## Problem details:
Please return nothing but the lines between the line holding "Rebuild this chart" and the line holding "x_tickvals = [0, 10, 20, 30, 40]", both ends included, without the pictures.

[Start Information supplied]

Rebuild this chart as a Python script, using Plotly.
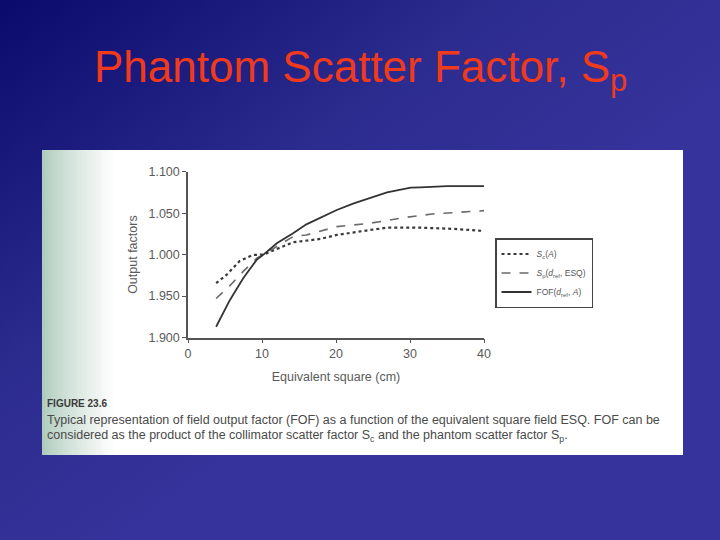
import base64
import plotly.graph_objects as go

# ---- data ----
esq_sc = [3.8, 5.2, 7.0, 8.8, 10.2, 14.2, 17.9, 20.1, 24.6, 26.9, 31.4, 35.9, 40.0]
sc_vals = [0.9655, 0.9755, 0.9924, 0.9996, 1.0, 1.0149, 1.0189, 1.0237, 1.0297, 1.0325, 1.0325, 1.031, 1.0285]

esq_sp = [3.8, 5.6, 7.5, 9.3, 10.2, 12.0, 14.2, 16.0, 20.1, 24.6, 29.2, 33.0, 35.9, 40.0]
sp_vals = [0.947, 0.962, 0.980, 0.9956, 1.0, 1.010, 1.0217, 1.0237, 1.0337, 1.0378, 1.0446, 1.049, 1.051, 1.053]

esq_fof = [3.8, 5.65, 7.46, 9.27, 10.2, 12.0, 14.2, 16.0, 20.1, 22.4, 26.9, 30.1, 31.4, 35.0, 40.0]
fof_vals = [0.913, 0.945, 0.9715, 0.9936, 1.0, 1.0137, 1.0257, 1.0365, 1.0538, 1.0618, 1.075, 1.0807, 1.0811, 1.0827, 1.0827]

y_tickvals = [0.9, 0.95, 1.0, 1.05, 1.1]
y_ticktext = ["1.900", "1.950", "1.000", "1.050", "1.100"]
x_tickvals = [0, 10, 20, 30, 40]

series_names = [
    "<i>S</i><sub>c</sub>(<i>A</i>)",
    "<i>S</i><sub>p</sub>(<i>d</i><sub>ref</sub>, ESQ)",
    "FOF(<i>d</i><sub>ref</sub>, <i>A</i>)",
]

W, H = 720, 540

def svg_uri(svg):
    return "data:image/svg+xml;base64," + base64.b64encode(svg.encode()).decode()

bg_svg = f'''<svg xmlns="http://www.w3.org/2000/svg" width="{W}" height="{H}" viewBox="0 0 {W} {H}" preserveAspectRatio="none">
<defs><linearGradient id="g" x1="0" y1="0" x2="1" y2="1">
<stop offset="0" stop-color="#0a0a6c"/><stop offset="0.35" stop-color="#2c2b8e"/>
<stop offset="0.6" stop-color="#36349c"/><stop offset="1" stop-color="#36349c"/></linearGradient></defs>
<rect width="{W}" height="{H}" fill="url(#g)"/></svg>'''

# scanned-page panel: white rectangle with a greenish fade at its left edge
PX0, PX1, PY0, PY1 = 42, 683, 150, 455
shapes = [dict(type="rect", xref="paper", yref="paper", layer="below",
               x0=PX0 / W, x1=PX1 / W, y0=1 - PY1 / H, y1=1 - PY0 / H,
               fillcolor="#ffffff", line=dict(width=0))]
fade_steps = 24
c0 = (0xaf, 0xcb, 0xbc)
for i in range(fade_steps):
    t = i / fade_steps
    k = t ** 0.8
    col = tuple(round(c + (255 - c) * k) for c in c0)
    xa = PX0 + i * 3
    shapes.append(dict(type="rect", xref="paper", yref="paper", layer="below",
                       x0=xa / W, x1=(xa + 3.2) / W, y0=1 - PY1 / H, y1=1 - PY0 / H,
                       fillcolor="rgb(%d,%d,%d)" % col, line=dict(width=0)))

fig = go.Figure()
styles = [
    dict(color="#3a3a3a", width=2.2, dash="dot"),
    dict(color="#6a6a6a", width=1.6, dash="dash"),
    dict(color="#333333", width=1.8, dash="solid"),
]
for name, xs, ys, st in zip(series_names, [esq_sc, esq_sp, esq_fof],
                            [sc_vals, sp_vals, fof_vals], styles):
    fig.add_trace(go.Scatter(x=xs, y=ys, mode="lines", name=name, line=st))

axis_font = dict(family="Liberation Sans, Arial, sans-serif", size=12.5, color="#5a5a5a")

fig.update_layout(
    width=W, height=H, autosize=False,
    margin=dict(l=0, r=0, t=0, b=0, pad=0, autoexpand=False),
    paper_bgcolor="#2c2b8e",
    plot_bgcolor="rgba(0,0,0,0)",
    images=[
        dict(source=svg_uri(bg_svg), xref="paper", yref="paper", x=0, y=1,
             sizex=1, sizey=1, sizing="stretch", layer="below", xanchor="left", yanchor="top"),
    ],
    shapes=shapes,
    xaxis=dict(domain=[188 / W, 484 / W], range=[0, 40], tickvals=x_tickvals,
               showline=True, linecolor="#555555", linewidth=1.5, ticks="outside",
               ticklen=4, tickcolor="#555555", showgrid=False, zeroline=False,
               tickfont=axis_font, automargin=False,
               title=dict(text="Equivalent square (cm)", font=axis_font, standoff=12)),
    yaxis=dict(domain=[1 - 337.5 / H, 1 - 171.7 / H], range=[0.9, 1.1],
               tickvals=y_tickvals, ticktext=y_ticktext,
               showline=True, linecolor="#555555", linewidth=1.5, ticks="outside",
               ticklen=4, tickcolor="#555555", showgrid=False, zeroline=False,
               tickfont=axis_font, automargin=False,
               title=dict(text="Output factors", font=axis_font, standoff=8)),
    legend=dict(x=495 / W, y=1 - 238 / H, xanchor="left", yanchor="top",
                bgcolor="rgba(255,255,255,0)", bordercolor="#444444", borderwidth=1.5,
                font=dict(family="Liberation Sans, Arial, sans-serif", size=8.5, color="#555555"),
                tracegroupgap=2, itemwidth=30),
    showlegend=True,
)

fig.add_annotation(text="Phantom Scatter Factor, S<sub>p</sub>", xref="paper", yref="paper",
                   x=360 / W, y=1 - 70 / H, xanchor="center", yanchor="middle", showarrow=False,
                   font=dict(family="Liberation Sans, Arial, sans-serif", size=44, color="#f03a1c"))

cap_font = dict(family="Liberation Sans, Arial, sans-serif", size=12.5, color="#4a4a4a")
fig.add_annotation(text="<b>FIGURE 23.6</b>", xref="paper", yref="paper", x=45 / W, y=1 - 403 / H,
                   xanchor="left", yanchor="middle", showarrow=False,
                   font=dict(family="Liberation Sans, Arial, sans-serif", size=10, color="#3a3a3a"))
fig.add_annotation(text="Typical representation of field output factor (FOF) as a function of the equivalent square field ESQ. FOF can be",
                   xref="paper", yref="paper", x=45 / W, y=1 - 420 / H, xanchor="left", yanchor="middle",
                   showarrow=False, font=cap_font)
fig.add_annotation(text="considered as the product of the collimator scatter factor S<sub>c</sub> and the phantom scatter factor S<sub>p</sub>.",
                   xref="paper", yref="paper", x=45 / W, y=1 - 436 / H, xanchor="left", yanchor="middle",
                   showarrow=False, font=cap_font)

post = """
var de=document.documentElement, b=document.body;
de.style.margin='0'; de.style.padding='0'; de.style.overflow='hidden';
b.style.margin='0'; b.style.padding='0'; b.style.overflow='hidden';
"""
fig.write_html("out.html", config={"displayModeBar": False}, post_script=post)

[End Information supplied]
[Start Information supplied]

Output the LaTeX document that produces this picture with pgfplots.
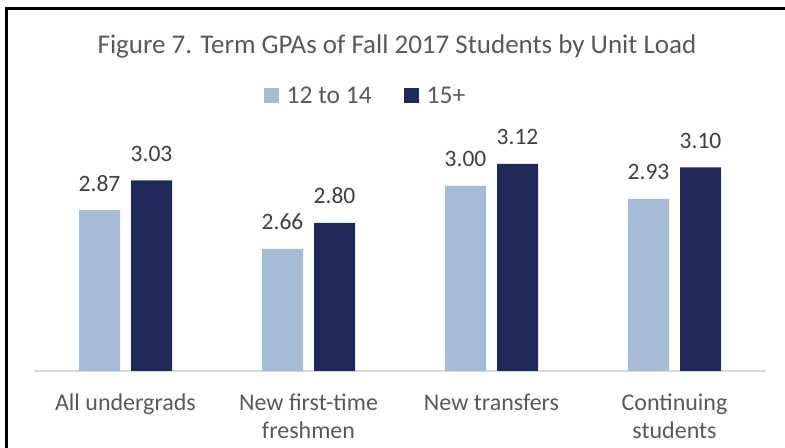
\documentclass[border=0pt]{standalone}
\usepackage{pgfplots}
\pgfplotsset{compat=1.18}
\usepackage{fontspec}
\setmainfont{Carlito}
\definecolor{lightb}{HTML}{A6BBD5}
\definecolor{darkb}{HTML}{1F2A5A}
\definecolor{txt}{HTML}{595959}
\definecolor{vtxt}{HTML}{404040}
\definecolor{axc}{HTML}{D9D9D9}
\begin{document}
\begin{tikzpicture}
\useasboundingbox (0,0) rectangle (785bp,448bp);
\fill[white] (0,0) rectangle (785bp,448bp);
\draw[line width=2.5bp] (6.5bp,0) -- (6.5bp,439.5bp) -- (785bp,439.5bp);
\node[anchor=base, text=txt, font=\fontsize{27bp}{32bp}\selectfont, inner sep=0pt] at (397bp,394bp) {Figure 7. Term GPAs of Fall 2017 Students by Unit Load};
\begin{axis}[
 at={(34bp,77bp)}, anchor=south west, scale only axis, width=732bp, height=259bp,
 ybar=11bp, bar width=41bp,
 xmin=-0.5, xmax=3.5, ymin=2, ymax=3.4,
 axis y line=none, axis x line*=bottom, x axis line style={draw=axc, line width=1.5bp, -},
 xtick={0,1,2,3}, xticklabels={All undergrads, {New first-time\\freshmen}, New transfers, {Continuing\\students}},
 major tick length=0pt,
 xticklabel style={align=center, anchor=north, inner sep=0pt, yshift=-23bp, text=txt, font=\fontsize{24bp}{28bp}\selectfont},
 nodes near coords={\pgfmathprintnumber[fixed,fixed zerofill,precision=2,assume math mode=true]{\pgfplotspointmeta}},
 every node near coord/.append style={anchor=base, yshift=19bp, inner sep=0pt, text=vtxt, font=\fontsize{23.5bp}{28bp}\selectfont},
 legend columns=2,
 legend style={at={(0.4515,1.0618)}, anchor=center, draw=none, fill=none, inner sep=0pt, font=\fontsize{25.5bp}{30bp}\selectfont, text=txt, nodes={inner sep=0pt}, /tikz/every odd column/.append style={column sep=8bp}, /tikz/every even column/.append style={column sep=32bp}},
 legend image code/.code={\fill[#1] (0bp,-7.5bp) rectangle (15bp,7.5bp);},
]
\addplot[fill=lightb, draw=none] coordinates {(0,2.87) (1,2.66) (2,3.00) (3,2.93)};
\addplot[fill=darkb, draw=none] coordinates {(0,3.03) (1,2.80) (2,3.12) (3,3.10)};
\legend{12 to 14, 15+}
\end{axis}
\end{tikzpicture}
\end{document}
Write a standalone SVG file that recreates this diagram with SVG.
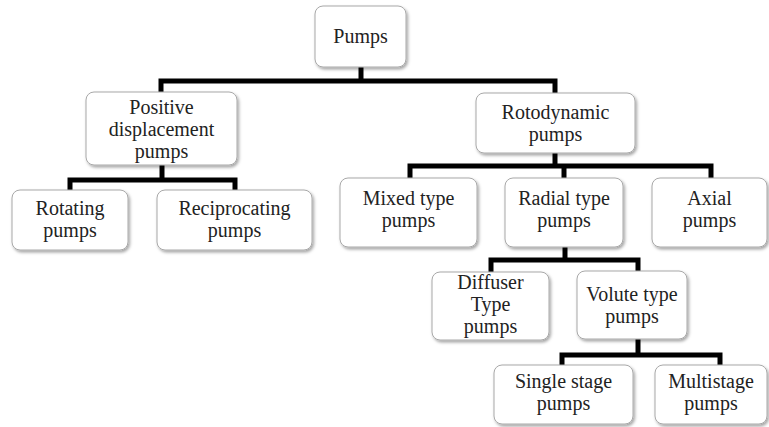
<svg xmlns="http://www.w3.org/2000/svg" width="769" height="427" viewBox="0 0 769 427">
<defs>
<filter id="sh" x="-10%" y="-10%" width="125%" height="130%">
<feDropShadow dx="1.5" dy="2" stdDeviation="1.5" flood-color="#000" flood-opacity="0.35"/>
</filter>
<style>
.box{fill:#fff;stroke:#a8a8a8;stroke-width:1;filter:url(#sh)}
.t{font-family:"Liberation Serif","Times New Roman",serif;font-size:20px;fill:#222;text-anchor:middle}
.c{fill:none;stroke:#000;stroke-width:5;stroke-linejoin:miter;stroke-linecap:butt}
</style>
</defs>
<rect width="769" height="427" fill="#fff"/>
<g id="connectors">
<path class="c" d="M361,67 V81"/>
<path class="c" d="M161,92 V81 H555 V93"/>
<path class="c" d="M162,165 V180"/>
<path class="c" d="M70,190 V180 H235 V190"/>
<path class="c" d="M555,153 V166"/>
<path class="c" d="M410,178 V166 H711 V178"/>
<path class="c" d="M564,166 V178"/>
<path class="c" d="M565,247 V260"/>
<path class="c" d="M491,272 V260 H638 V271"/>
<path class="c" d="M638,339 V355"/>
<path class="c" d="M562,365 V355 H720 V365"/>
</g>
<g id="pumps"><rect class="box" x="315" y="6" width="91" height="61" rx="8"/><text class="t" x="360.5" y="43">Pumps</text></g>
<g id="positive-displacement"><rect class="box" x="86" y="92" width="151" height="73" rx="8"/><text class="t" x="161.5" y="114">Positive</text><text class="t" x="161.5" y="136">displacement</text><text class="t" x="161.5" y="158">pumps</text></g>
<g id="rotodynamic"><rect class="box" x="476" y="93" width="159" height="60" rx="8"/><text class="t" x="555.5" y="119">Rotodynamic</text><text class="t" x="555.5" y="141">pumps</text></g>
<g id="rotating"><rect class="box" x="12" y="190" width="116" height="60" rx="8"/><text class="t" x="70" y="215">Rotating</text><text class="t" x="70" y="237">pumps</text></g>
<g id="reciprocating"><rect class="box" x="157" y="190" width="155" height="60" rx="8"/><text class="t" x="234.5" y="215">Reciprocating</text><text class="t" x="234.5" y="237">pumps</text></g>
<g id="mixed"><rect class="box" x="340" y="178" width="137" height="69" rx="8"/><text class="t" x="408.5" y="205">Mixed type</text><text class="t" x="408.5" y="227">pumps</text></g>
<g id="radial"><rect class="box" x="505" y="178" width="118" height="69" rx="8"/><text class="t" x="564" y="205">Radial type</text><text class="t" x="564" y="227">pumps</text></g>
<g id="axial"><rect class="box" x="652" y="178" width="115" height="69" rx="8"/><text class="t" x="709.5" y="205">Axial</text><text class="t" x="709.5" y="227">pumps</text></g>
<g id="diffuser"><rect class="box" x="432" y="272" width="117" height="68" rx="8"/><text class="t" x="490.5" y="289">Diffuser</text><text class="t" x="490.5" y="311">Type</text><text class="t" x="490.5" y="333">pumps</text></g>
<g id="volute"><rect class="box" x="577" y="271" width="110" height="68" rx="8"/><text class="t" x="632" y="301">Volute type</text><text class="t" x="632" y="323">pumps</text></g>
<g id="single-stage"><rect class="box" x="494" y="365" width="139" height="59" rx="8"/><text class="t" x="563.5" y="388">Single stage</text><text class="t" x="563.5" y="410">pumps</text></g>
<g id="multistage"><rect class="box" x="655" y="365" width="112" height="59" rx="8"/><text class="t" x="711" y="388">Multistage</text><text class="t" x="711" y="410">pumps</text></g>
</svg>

[End Information supplied]

## Completed exercise:
Rebuild this chart as a Python script, using Plotly.
import base64
import plotly.graph_objects as go

# ---- data ----
esq_sc = [3.8, 5.2, 7.0, 8.8, 10.2, 14.2, 17.9, 20.1, 24.6, 26.9, 31.4, 35.9, 40.0]
sc_vals = [0.9655, 0.9755, 0.9924, 0.9996, 1.0, 1.0149, 1.0189, 1.0237, 1.0297, 1.0325, 1.0325, 1.031, 1.0285]

esq_sp = [3.8, 5.6, 7.5, 9.3, 10.2, 12.0, 14.2, 16.0, 20.1, 24.6, 29.2, 33.0, 35.9, 40.0]
sp_vals = [0.947, 0.962, 0.980, 0.9956, 1.0, 1.010, 1.0217, 1.0237, 1.0337, 1.0378, 1.0446, 1.049, 1.051, 1.053]

esq_fof = [3.8, 5.65, 7.46, 9.27, 10.2, 12.0, 14.2, 16.0, 20.1, 22.4, 26.9, 30.1, 31.4, 35.0, 40.0]
fof_vals = [0.913, 0.945, 0.9715, 0.9936, 1.0, 1.0137, 1.0257, 1.0365, 1.0538, 1.0618, 1.075, 1.0807, 1.0811, 1.0827, 1.0827]

y_tickvals = [0.9, 0.95, 1.0, 1.05, 1.1]
y_ticktext = ["1.900", "1.950", "1.000", "1.050", "1.100"]
x_tickvals = [0, 10, 20, 30, 40]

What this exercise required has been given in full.